Provided records:
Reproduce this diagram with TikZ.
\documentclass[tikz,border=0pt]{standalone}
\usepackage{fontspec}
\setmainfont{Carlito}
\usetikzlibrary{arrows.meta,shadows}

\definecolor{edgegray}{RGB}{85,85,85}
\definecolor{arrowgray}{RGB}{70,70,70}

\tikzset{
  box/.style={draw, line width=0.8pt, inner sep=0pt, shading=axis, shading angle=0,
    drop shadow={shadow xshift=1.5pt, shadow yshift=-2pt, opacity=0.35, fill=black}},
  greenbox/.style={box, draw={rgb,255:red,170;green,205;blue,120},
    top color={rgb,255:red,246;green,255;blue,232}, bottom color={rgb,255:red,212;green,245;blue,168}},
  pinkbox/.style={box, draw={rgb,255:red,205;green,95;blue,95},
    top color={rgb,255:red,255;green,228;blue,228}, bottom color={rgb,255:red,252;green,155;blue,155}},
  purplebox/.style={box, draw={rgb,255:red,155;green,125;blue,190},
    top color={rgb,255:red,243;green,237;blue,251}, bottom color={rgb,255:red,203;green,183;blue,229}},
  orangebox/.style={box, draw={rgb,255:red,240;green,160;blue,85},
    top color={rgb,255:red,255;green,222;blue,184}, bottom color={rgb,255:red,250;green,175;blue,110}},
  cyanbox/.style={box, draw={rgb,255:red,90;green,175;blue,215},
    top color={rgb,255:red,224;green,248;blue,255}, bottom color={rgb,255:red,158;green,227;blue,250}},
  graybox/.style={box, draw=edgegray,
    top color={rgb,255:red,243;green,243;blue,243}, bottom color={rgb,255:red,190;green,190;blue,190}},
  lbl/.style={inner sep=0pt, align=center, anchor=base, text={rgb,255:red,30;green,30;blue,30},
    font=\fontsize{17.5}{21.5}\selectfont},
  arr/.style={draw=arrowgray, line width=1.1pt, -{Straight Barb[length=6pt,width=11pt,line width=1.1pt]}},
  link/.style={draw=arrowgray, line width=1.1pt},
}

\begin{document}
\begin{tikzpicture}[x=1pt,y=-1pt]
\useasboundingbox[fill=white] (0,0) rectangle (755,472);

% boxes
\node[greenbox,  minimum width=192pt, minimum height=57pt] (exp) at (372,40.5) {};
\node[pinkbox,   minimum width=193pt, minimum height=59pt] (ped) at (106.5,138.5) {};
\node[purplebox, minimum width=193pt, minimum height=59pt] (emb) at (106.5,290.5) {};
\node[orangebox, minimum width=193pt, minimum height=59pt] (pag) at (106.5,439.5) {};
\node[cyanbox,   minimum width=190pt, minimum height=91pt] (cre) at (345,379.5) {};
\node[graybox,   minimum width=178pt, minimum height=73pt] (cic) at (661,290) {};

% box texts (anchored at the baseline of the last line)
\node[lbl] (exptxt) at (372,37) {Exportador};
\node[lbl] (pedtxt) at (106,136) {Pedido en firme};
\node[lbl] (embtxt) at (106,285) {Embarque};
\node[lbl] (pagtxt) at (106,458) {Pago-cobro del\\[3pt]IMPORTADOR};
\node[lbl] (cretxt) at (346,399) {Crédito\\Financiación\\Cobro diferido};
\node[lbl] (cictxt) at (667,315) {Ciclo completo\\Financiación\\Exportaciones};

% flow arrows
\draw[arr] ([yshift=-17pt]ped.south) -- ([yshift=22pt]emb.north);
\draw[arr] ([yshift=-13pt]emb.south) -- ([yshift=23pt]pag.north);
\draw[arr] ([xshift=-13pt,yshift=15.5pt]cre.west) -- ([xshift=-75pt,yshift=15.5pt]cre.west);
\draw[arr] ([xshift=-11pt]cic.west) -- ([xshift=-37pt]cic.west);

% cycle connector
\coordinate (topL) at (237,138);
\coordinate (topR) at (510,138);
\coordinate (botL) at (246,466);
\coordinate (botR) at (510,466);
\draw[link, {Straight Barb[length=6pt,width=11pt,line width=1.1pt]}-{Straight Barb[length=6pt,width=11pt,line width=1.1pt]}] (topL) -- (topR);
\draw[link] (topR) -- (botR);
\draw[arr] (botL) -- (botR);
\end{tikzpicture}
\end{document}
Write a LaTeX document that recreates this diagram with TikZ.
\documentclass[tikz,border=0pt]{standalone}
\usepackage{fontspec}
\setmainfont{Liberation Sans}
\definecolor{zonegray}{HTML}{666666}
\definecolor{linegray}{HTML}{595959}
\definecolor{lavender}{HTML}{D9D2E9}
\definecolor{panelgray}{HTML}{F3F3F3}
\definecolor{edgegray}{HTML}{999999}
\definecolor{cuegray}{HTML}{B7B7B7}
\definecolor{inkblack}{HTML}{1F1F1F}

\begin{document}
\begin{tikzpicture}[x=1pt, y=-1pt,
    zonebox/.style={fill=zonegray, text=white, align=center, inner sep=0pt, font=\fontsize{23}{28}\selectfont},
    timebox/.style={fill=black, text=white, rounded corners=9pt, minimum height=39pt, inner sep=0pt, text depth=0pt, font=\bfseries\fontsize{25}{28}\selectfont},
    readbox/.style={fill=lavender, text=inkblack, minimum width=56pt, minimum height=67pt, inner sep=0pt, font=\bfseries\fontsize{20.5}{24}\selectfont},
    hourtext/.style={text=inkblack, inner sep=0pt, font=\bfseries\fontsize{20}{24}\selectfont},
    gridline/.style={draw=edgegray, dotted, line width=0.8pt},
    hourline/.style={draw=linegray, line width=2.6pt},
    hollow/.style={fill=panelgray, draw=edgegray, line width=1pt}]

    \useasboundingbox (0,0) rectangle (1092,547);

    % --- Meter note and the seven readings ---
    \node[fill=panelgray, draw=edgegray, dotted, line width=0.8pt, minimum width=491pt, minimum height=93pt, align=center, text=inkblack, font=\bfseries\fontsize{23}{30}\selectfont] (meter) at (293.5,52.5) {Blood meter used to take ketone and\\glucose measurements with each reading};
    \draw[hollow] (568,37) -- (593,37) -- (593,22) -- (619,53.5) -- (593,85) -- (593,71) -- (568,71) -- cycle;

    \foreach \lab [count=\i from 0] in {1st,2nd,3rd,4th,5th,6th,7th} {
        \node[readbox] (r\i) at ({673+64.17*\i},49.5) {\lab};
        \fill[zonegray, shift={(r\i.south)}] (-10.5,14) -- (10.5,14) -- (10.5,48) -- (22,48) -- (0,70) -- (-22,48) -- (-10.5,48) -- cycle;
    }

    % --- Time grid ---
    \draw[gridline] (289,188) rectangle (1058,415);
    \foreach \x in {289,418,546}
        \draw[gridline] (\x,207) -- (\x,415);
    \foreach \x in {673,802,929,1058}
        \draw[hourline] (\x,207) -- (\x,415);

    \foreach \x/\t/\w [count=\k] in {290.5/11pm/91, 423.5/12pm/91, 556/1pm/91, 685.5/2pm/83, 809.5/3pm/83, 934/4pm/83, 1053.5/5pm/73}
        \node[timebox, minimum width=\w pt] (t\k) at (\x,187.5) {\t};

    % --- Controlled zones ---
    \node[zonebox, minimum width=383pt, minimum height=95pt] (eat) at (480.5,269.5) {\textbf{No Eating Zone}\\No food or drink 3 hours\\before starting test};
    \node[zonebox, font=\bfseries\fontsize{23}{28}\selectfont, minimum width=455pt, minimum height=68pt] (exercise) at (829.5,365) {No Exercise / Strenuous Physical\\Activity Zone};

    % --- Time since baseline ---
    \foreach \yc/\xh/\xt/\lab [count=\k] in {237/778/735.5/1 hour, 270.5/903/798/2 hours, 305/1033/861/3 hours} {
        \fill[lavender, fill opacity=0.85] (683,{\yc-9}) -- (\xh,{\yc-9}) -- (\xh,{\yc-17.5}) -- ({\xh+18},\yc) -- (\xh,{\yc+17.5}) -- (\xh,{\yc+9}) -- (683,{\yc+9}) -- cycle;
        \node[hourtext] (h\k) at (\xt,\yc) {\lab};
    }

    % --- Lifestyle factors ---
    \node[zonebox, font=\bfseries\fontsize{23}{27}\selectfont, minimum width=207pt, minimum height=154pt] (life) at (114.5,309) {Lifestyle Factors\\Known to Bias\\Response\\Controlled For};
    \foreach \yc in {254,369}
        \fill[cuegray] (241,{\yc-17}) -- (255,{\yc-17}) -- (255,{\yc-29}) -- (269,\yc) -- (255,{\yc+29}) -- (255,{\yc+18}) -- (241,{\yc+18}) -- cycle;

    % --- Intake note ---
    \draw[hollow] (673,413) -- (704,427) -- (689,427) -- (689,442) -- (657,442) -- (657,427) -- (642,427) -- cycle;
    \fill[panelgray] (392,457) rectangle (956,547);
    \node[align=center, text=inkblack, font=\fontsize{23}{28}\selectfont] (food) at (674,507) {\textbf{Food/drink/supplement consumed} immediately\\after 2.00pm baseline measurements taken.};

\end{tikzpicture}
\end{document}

Exercise brief: Stop after the line containing "(0,0) rectangle (755,472);": print exactly the lines from the start of the entries above up to it, that line included.

Complete response:
Reproduce this diagram with TikZ.
\documentclass[tikz,border=0pt]{standalone}
\usepackage{fontspec}
\setmainfont{Carlito}
\usetikzlibrary{arrows.meta,shadows}

\definecolor{edgegray}{RGB}{85,85,85}
\definecolor{arrowgray}{RGB}{70,70,70}

\tikzset{
  box/.style={draw, line width=0.8pt, inner sep=0pt, shading=axis, shading angle=0,
    drop shadow={shadow xshift=1.5pt, shadow yshift=-2pt, opacity=0.35, fill=black}},
  greenbox/.style={box, draw={rgb,255:red,170;green,205;blue,120},
    top color={rgb,255:red,246;green,255;blue,232}, bottom color={rgb,255:red,212;green,245;blue,168}},
  pinkbox/.style={box, draw={rgb,255:red,205;green,95;blue,95},
    top color={rgb,255:red,255;green,228;blue,228}, bottom color={rgb,255:red,252;green,155;blue,155}},
  purplebox/.style={box, draw={rgb,255:red,155;green,125;blue,190},
    top color={rgb,255:red,243;green,237;blue,251}, bottom color={rgb,255:red,203;green,183;blue,229}},
  orangebox/.style={box, draw={rgb,255:red,240;green,160;blue,85},
    top color={rgb,255:red,255;green,222;blue,184}, bottom color={rgb,255:red,250;green,175;blue,110}},
  cyanbox/.style={box, draw={rgb,255:red,90;green,175;blue,215},
    top color={rgb,255:red,224;green,248;blue,255}, bottom color={rgb,255:red,158;green,227;blue,250}},
  graybox/.style={box, draw=edgegray,
    top color={rgb,255:red,243;green,243;blue,243}, bottom color={rgb,255:red,190;green,190;blue,190}},
  lbl/.style={inner sep=0pt, align=center, anchor=base, text={rgb,255:red,30;green,30;blue,30},
    font=\fontsize{17.5}{21.5}\selectfont},
  arr/.style={draw=arrowgray, line width=1.1pt, -{Straight Barb[length=6pt,width=11pt,line width=1.1pt]}},
  link/.style={draw=arrowgray, line width=1.1pt},
}

\begin{document}
\begin{tikzpicture}[x=1pt,y=-1pt]
\useasboundingbox[fill=white] (0,0) rectangle (755,472);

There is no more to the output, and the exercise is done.